Del otro lado, en esa ciudad llamada Cúcuta, sí llegó el siglo XXI. No padecen las limitaciones que vemos de este lado, y para colmo, fueron excepcionalmente amables con los visitantes. Si alguien perdió en este particular intercambio, fue cualquiera que haya intentado sembrar discordia entre dos pueblos que son uno.
Y por si fuera poco, el epílogo asombra aún más. En días posteriores, la afluencia venezolana se multiplicó por decenas de miles en los momentos cuando se abrió el paso fronterizo.
La exposición de lo que sucedía quedó a la vista del mundo entero, porque fue una noticia de trascendencia internacional. Numerosos medios esperaban a los visitantes del lado colombiano del puente.

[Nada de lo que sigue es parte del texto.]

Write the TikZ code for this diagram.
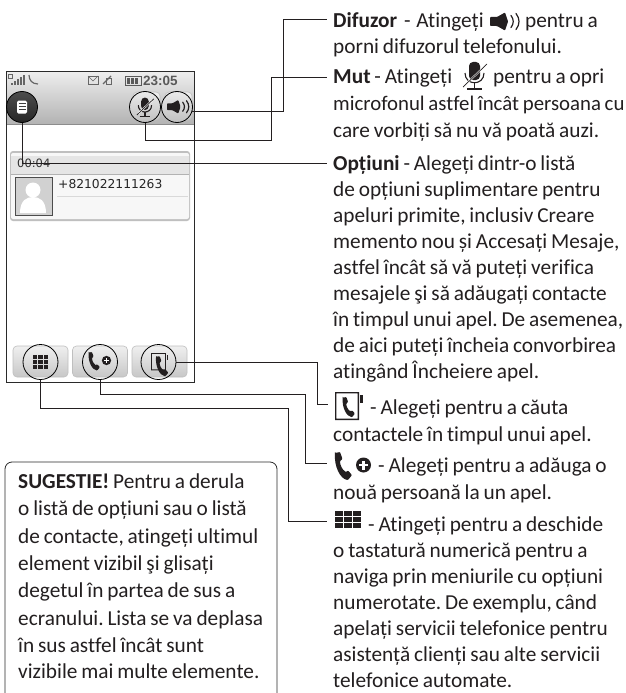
\documentclass[tikz,border=0pt]{standalone}
\usepackage{fontspec}
\setmainfont[WordSpace=0.8,Ligatures=NoCommon]{Carlito}
\newfontfamily\uifont{DejaVu Sans}
\newfontfamily\clockfont{Liberation Sans}
\definecolor{ink}{HTML}{231F20}
\definecolor{frame}{HTML}{2A2A2A}
\newcommand{\bodyfs}{\fontsize{21.3}{26}\selectfont\frenchspacing}
\tikzset{
  txt/.style={anchor=base west,inner sep=0pt,text=ink,font=\bodyfs},
  conn/.style={draw=ink,line width=0.75pt},
  ring/.style={circle,draw=black,line width=0.8pt,minimum size=#1,inner sep=0pt},
  softbtn/.style={draw=black!25,line width=0.6pt,rounded corners=4pt,top color=black!6,bottom color=black!22},
  speakerglyph/.pic={
    \fill[ink,rounded corners=0.8pt] (0,4.5) -- (7,4.5) -- (15,0) -- (18,9) -- (15,18) -- (7,13.5) -- (0,13.5) -- cycle;
    \draw[ink,line width=1.2pt,line cap=round] (21,3) .. controls (24,7) and (24,11) .. (21,15);
    \draw[ink,line width=1.2pt,line cap=round] (26,1) .. controls (30,6) and (30,12) .. (26,17);
  },
  micglyph/.pic={
    \fill[ink,rounded corners=4pt] (8,0) rectangle (19,18);
    \draw[ink,line width=1.1pt] (4,11) .. controls (4,24) and (23,24) .. (23,11);
    \draw[ink,line width=1.6pt] (13.5,21) -- (13.5,26);
    \draw[ink,line width=1.6pt] (6,27) -- (21,27);
    \draw[white,line width=1.8pt] (4,23) -- (24,4);
    \draw[ink,line width=0.7pt] (2,25) -- (26,2);
  },
  handsetglyph/.pic={
    \fill[ink,rounded corners=0.8pt] (1,1) -- (6,0) -- (8.5,7) -- (6,9) .. controls (6,13) and (8.5,18) .. (12,20) -- (14,18.5) -- (18,23) -- (14,28) .. controls (6,27) and (0,14) .. (1,1) -- cycle;
  },
  gridglyph/.pic={
    \foreach \cx in {0,9,18} \foreach \cy in {0,6,12} {
      \fill[ink] (\cx,\cy) rectangle ++(8,5);
    }
  },
  keypadglyph/.pic={
    \foreach \cx in {0,5.3,10.6} \foreach \cy in {0,5.3,10.6} {
      \fill[ink] (\cx,\cy) rectangle ++(4.3,4.3);
    }
  },
  plusglyph/.pic={
    \fill[ink] (0,0) circle (7.5);
    \fill[white] (-4.5,-1.2) rectangle (4.5,1.2);
    \fill[white] (-1.2,-4.5) rectangle (1.2,4.5);
  },
  contactglyph/.pic={
    \fill[ink,even odd rule] (0,0) rectangle (24,28) (1.4,1.4) rectangle (22.6,26.6);
    \fill[ink] (25,3) rectangle (27.5,11);
    \pic[scale=0.72] at (7,5) {handsetglyph};
  },
}
\begin{document}
\begin{tikzpicture}[x=1pt,y=-1pt]
\useasboundingbox (0,0) rectangle (626,693);
\fill[white] (0,0) rectangle (626,693);

% phone screen
\fill[top color=black!7,bottom color=black!30] (6,72) rectangle (194,124);
\draw[black!45,line width=0.8pt] (6,124.5) -- (194,124.5);
\node[softbtn,minimum width=27pt,minimum height=28pt,inner sep=0pt] (sqMic) at (146.5,106) {};
\node[softbtn,minimum width=27pt,minimum height=28pt,inner sep=0pt] (sqSpk) at (178.5,106) {};

% status bar
\foreach \bx/\bt in {11/83,14/81,17/79,20/77,23/75} {
  \fill[black!60] (\bx,85) rectangle (\bx+2,\bt);
}
\draw[black!60,line width=0.6pt] (8,74) rectangle (12,78);
\draw[black!60,line width=1.2pt] (29,75) .. controls (29,80) and (32,84) .. (38,84);
\draw[black!60,line width=0.6pt] (88,76) rectangle (98,84);
\draw[black!60,line width=0.6pt] (88,76) -- (93,81) -- (98,76);
\draw[black!60,line width=1.2pt] (103,84) -- (111,76);
\draw[black!60,line width=0.6pt] (106,84) -- (106,78) -- (111,78) -- (111,84) -- cycle;
\draw[black!65,line width=0.7pt] (125,76) rectangle (141,85);
\foreach \bx in {127,131,135} { \fill[black!65] (\bx,77.5) rectangle (\bx+3,83.5); }
\node[inner sep=0pt,anchor=base west,text=black!65,font={\clockfont\bfseries\fontsize{13.5}{14}\selectfont}] (clock) at (143,85) {23:05};

% call card
\fill[black!25,rounded corners=3pt] (10,151) rectangle (190,221);
\fill[black!3,rounded corners=2pt] (11,153) rectangle (189,219);
\fill[black!10] (11,156) rectangle (189,174);
\draw[black!30,line width=0.6pt] (11,174.5) -- (189,174.5);
\draw[black!15,line width=0.6pt] (57,196) -- (188,196);
\node[inner sep=0pt,anchor=base west,text=black!80,font={\uifont\fontsize{11.5}{13}\selectfont}] (timer) at (17,167) {00:04};
\node[inner sep=0pt,anchor=base west,text=black!85,font={\uifont\fontsize{12.3}{14}\selectfont}] (number) at (58,188) {+821022111263};
\fill[black!18] (15,177) rectangle (52,215);
\fill[white] (33,190) circle (7.5);
\fill[white] (20,213) .. controls (20,200) and (27,197) .. (33,197) .. controls (39,197) and (46,200) .. (46,213) -- cycle;
\draw[black!70,line width=0.8pt] (15,177) rectangle (52,215);

% bottom buttons
\node[softbtn,minimum width=55pt,minimum height=31pt,inner sep=0pt] (sqGrid) at (40.5,361.5) {};
\node[softbtn,minimum width=55pt,minimum height=31pt,inner sep=0pt] (sqAdd) at (100,361.5) {};
\node[softbtn,minimum width=55pt,minimum height=31pt,inner sep=0pt] (sqCont) at (159.5,361.5) {};

\draw[frame,line width=1pt] (6,71.5) rectangle (194,382);

% round buttons
\node[ring=31pt,top color=black!70,bottom color=black!85] (btnMenu) at (22,107) {};
\node[ring=31pt,top color=black!8,bottom color=black!25] (btnMic) at (145,107) {};
\node[ring=31pt,top color=black!8,bottom color=black!25] (btnSpk) at (177,107) {};
\node[ring=35pt] (btnGrid) at (40.5,362) {};
\node[ring=35pt] (btnAdd) at (100,362) {};
\node[ring=35pt] (btnCont) at (158.5,362) {};

% glyphs on buttons
\fill[white,rounded corners=1.5pt] (17,100.5) rectangle (27,113.5);
\foreach \ly in {103.5,106.5,109.5} { \draw[black!75,line width=1pt] (18.5,\ly) -- (25.5,\ly); }
\pic[scale=0.7] at (135.5,97.5) {micglyph};
\pic[scale=0.75] at (167,100) {speakerglyph};
\pic at (33,354.5) {keypadglyph};
\pic[scale=0.66] at (88,352) {handsetglyph};
\pic[scale=0.62] at (106.5,360.5) {plusglyph};
\pic[scale=0.62] at (151,353) {contactglyph};

% connector ends
\coordinate (kDif) at (283,19);
\coordinate (endDif) at (327,19);
\coordinate (kMutA) at (271,140);
\coordinate (kMutB) at (271,77);
\coordinate (endMut) at (327,77);
\coordinate (endOpt) at (327,163);
\coordinate (kCont) at (317.5,404);
\coordinate (endCont) at (328,404);
\coordinate (kAddA) at (305,394.5);
\coordinate (kAddB) at (305,463);
\coordinate (endAdd) at (327,463);
\coordinate (kGridA) at (288,408.5);
\coordinate (kGridB) at (288,521.5);
\coordinate (endGrid) at (327,521.5);

\draw[conn] (btnSpk.-15) -| (kDif) -- (endDif);
\draw[conn] (btnMic.south) |- (kMutA) -- (kMutB) -- (endMut);
\draw[conn] (btnMenu.south) |- (endOpt);
\draw[conn] (btnCont.east) -| (kCont) -- (endCont);
\draw[conn] (btnAdd.south) |- (kAddA) -- (kAddB) -- (endAdd);
\draw[conn] (btnGrid.south) |- (kGridA) -- (kGridB) -- (endGrid);

% right column
\node[txt] (difA) at (333,28) {\textbf{Difuzor}\hspace{3pt} -\hspace{2pt} Atingeți};
\pic at (490,12.5) {speakerglyph};
\node[txt] (difB) at (525,28) {pentru a};
\node[txt] (difC) at (333,54) {porni difuzorul telefonului.};
\node[txt] (mutA) at (333,84) {\textbf{Mut} - Atingeți};
\pic at (461,62) {micglyph};
\node[txt] (mutB) at (493,84) {pentru a opri};
\foreach \yy/\linetxt in {
  110.5/{\fontsize{20.8}{26}\selectfont microfonul astfel încât persoana cu},
  137/{care vorbiți să nu vă poată auzi.},
  170/{\textbf{Opțiuni} - Alegeți dintr-o listă},
  196/{de opțiuni suplimentare pentru},
  222/{apeluri primite, inclusiv Creare},
  248/{memento nou și Accesați Mesaje,},
  274/{astfel încât să vă puteți verifica},
  300/{mesajele şi să adăugați contacte},
  326/{în timpul unui apel. De asemenea,},
  352/{de aici puteți încheia convorbirea},
  378/{atingând Încheiere apel.},
  441/{contactele în timpul unui apel.},
  499/{nouă persoană la un apel.},
  557/{o tastatură numerică pentru a},
  583/{naviga prin meniurile cu opțiuni},
  609/{numerotate. De exemplu, când},
  635/{apelați servicii telefonice pentru},
  661/{asistență clienți sau alte servicii},
  687/{telefonice automate.}} {
  \node[txt] (line\yy) at (333,\yy) {\linetxt};
}
\pic at (335,392) {contactglyph};
\node[txt] (contA) at (370,414) {- Alegeți pentru a căuta};
\pic at (334,452) {handsetglyph};
\pic at (363.5,465) {plusglyph};
\node[txt] (addA) at (378,472) {- Alegeți pentru a adăuga o};
\pic at (335,511) {gridglyph};
\node[txt] (gridA) at (368,531) {- Atingeți pentru a deschide};

% tip box
\draw[frame,line width=0.8pt,rounded corners=7pt] (5,694) -- (5,462) -- (277,462) -- (277,694);
\foreach \yy/\linetxt in {
  488/{\textbf{SUGESTIE!} Pentru a derula},
  515/{o listă de opțiuni sau o listă},
  543/{de contacte, atingeți ultimul},
  570/{element vizibil şi glisați},
  597/{degetul în partea de sus a},
  625/{ecranului. Lista se va deplasa},
  652/{în sus astfel încât sunt},
  678/{vizibile mai multe elemente.}} {
  \node[txt] (tip\yy) at (18,\yy) {\linetxt};
}
\end{tikzpicture}
\end{document}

La multitud fue cubierta con drones que proporcionaron impactantes vistas aéreas e incluso se pudo ver desde Google Earth. En la era de la hiperinformación, intentar embargar una noticia es un ejercicio tan inútil como tratar de mantener agua en el puño.
Aunque por ahora se descarten nuevos pasos fronterizos, el impenetrable acorazado ya hace aguas. Ya sucedió, y más de una vez. Ya el Emperador quedó desnudo. Se podrá atajar por la fuerza a los venezolanos que requieran los bienes que están en el otro lado; pero la victoria moral es irreversible, para utilizar uno de esos vocablos de moda.
La apertura definitiva de la frontera también es clamor del otro lado de la línea y las voces son encabezadas nada menos que por la canciller María Ángela Holguin y por los comerciantes de Cúcuta. Lo que impone la realidad es que las cosas vuelvan a ser como antes; o incluso mejor que antes. Que se reconozcan fallos y errores y queden en el pasado.
Muros como el de Berlín son imposibles cuando nos acercamos aceleradamente a la tercera década de un nuevo siglo que avasalla todo experimento fallido de los cien años pasados. Las terquedades solamente prolongan la agonía y generan dolores inútiles y prescindibles. Estamos en cuenta regresiva para que las cosas sean como siempre han tenido que ser.